(Code that draws figures)
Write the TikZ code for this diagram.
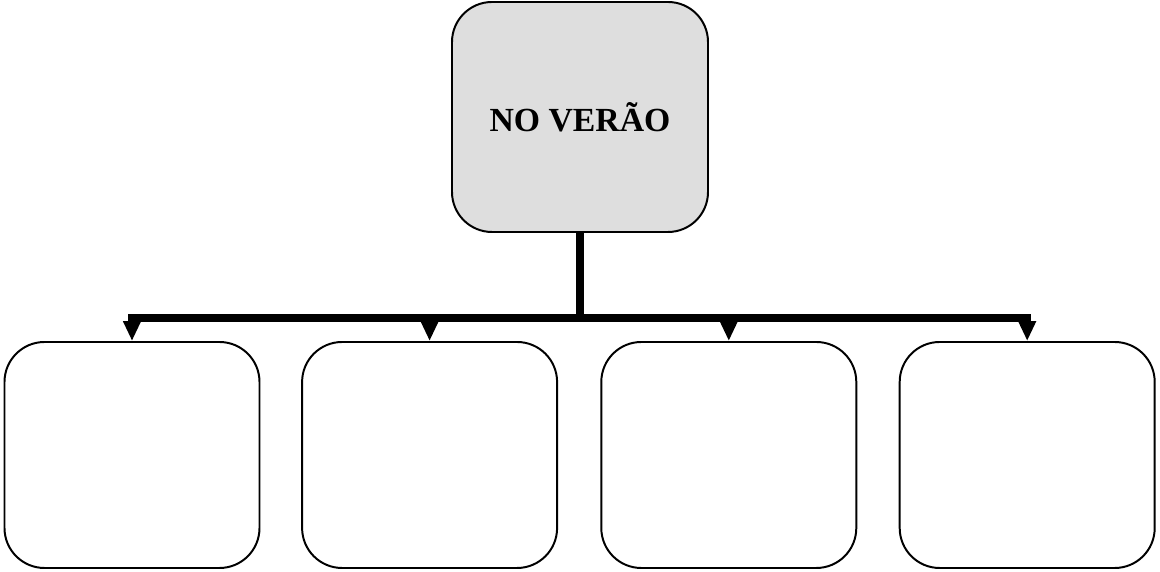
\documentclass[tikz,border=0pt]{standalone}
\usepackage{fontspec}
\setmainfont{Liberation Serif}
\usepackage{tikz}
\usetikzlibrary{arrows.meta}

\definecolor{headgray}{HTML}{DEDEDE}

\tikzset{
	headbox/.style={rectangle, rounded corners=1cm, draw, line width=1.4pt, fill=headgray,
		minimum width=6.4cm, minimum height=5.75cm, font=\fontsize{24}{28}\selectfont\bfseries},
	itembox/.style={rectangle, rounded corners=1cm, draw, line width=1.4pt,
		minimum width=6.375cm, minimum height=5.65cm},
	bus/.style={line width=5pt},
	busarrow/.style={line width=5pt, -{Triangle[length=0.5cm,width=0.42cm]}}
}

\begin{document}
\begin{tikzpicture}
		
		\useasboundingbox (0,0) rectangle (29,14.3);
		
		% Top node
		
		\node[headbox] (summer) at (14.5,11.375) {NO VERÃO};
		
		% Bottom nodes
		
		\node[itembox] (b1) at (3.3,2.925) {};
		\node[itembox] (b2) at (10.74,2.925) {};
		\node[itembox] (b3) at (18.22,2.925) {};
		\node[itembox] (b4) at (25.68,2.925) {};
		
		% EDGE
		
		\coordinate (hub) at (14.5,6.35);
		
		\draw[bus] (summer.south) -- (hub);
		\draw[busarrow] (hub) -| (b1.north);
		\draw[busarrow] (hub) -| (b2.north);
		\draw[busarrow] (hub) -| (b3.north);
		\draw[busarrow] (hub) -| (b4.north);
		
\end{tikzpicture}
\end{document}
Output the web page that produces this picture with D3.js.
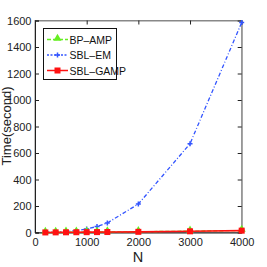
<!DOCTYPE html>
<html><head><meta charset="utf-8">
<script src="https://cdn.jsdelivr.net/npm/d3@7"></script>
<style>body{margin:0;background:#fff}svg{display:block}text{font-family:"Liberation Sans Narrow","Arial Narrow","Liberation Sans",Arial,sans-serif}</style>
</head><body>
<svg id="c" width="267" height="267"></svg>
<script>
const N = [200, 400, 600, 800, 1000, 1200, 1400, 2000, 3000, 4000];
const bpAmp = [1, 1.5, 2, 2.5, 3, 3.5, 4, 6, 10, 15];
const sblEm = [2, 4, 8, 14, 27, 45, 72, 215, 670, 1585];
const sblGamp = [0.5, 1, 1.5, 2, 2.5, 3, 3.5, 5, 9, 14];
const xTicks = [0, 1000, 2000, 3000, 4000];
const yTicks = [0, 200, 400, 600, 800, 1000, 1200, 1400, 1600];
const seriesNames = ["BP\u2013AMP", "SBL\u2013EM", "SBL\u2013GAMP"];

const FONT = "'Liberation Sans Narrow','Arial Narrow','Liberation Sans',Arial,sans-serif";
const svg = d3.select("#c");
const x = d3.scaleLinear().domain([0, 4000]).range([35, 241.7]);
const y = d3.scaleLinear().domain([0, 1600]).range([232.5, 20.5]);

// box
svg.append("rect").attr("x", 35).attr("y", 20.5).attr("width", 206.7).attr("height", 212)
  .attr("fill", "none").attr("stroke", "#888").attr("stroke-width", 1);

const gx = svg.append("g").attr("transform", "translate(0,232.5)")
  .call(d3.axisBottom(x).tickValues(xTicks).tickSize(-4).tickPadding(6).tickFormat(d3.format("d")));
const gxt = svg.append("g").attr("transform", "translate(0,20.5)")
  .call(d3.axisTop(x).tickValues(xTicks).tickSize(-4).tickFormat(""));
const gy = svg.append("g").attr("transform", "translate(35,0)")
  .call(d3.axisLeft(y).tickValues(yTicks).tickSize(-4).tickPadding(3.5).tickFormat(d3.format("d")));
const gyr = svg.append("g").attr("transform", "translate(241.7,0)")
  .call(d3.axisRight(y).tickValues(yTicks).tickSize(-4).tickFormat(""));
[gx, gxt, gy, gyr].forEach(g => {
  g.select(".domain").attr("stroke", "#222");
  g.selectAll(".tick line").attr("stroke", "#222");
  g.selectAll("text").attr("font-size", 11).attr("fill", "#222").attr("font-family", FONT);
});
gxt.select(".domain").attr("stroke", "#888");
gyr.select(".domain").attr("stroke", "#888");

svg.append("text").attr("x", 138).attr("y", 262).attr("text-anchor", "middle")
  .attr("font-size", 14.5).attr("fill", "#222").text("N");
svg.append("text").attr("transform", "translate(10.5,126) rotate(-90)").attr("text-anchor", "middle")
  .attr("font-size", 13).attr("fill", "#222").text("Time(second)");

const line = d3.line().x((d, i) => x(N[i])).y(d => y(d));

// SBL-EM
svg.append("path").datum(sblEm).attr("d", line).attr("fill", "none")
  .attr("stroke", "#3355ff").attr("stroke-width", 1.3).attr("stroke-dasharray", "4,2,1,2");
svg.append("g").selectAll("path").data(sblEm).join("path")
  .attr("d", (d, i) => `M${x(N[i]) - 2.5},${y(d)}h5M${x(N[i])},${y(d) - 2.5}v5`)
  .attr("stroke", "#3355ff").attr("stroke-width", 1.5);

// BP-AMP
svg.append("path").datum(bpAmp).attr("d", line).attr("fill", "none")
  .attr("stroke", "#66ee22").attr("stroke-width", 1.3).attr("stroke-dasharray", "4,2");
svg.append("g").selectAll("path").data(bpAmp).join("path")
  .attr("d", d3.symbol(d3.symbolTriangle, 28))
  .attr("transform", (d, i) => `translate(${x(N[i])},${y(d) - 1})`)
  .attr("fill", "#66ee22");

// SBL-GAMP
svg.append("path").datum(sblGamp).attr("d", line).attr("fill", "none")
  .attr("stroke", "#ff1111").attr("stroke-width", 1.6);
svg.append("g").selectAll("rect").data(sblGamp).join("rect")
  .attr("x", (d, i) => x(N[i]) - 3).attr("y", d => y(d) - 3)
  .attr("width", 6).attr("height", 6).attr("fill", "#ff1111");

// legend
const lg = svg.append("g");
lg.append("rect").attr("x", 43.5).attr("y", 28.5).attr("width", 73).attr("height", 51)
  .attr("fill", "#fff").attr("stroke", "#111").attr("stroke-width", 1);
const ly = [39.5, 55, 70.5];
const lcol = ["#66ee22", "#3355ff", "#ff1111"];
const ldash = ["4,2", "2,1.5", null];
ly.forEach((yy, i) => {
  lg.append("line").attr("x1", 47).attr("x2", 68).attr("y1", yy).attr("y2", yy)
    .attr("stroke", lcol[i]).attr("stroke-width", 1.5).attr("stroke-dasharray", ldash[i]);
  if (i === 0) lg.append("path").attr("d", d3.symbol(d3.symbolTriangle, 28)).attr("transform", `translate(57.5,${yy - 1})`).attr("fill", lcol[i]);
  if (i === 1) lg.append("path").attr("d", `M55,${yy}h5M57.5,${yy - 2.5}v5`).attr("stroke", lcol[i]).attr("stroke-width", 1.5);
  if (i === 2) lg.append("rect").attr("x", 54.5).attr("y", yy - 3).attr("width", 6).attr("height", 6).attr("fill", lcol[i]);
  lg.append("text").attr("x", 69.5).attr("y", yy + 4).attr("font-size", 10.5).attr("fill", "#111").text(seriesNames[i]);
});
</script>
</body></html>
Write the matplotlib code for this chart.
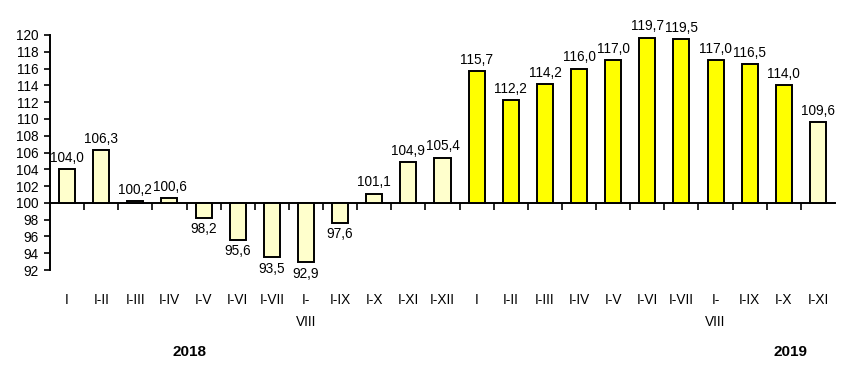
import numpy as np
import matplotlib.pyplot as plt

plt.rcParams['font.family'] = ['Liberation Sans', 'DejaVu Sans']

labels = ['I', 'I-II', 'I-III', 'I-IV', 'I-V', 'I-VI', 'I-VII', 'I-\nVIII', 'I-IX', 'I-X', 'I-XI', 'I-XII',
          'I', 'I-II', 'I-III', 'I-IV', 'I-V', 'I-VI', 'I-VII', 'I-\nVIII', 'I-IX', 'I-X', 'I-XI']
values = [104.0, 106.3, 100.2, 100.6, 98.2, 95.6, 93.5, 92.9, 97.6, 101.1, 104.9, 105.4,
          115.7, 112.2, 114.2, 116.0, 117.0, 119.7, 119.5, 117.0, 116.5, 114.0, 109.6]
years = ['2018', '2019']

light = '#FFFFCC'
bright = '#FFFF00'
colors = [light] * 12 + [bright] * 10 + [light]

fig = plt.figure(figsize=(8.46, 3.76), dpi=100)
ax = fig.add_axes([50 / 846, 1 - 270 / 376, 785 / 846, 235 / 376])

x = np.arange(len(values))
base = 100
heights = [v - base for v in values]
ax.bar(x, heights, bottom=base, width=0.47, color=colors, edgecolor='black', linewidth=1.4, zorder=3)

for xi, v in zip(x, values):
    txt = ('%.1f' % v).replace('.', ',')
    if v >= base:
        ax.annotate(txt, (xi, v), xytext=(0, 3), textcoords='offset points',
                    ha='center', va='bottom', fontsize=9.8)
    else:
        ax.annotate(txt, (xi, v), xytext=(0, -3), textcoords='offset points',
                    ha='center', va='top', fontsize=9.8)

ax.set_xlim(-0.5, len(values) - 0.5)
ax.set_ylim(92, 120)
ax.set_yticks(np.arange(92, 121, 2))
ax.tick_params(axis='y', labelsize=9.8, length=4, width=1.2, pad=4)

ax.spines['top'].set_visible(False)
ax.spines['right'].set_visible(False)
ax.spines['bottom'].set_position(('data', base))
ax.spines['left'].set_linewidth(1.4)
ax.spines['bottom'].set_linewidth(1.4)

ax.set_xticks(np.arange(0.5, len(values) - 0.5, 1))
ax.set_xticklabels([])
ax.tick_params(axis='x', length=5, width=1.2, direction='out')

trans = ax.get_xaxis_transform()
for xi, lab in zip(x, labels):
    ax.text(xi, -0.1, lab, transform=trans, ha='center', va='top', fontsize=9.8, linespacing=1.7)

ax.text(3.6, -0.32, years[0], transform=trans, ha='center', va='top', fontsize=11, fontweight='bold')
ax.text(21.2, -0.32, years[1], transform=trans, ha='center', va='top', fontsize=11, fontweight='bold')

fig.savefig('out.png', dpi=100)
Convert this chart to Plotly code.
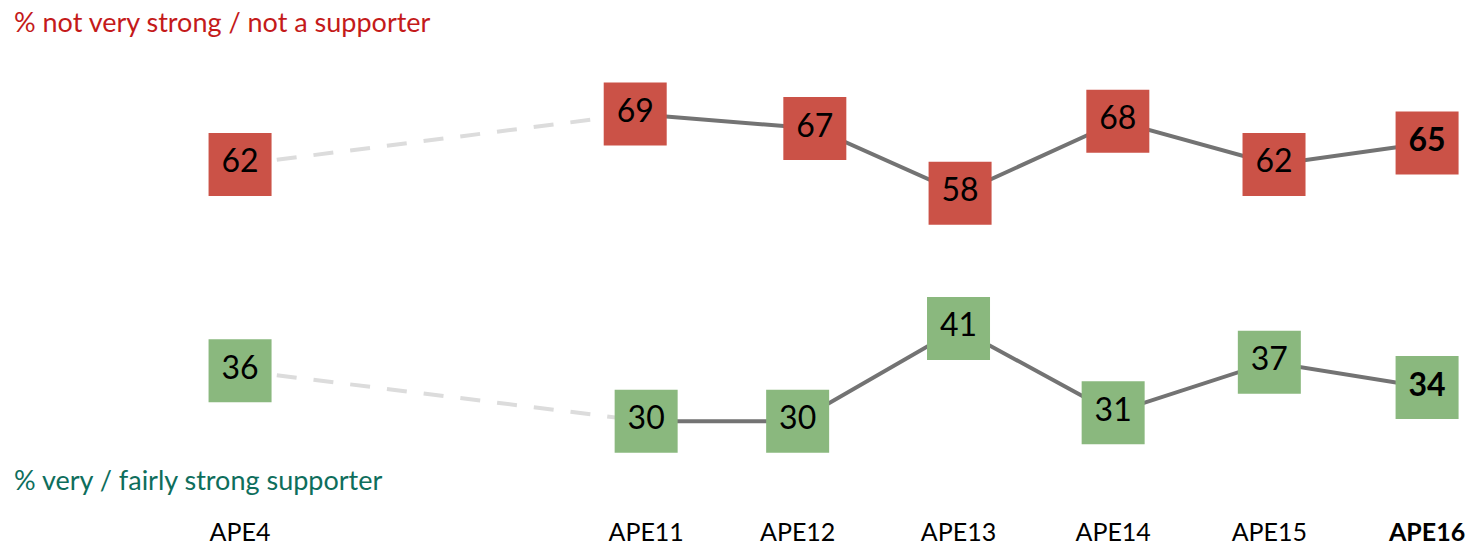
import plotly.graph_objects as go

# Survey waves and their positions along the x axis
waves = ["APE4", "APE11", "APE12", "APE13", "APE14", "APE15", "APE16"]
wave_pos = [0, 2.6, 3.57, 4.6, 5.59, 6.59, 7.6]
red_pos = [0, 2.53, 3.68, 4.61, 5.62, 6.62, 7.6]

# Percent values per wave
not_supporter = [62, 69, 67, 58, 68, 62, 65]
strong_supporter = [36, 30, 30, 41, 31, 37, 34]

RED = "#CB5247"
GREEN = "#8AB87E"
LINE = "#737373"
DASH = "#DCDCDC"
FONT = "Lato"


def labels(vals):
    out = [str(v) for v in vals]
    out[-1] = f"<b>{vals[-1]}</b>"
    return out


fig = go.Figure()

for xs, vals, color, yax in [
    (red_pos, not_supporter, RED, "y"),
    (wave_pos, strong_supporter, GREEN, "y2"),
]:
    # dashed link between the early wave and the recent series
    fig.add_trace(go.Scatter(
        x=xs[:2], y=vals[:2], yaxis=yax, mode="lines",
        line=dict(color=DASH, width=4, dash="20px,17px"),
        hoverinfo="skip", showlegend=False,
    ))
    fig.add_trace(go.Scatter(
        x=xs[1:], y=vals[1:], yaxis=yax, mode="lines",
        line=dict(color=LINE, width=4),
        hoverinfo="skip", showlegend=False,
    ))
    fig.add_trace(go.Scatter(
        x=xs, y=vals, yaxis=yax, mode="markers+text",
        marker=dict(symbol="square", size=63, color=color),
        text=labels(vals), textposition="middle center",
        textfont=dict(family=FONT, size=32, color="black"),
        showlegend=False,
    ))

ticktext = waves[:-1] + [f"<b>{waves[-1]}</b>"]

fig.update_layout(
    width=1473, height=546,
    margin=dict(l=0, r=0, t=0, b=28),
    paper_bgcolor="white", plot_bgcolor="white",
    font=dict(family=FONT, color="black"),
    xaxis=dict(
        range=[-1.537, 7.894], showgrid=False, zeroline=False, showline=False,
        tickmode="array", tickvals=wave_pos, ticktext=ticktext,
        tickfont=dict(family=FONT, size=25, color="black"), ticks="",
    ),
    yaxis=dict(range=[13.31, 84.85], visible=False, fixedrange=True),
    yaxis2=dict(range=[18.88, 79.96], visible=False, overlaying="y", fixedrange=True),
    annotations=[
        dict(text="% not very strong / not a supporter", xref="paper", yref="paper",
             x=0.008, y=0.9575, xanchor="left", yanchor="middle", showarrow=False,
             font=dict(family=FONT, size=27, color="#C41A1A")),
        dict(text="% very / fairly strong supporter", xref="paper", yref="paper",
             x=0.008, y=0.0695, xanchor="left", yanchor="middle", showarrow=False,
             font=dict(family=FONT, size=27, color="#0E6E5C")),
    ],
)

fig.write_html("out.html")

### What you are asked to do
Retype the lines above exactly as they appear, from the line containing "Write the matplotlib code for this chart." through the line containing "plt.rcParams['font.family'] = ['Liberation", and leave out any pictures.

### Full output
Write the matplotlib code for this chart.
import numpy as np
import matplotlib.pyplot as plt

plt.rcParams['font.family'] = ['Liberation Sans', 'DejaVu Sans']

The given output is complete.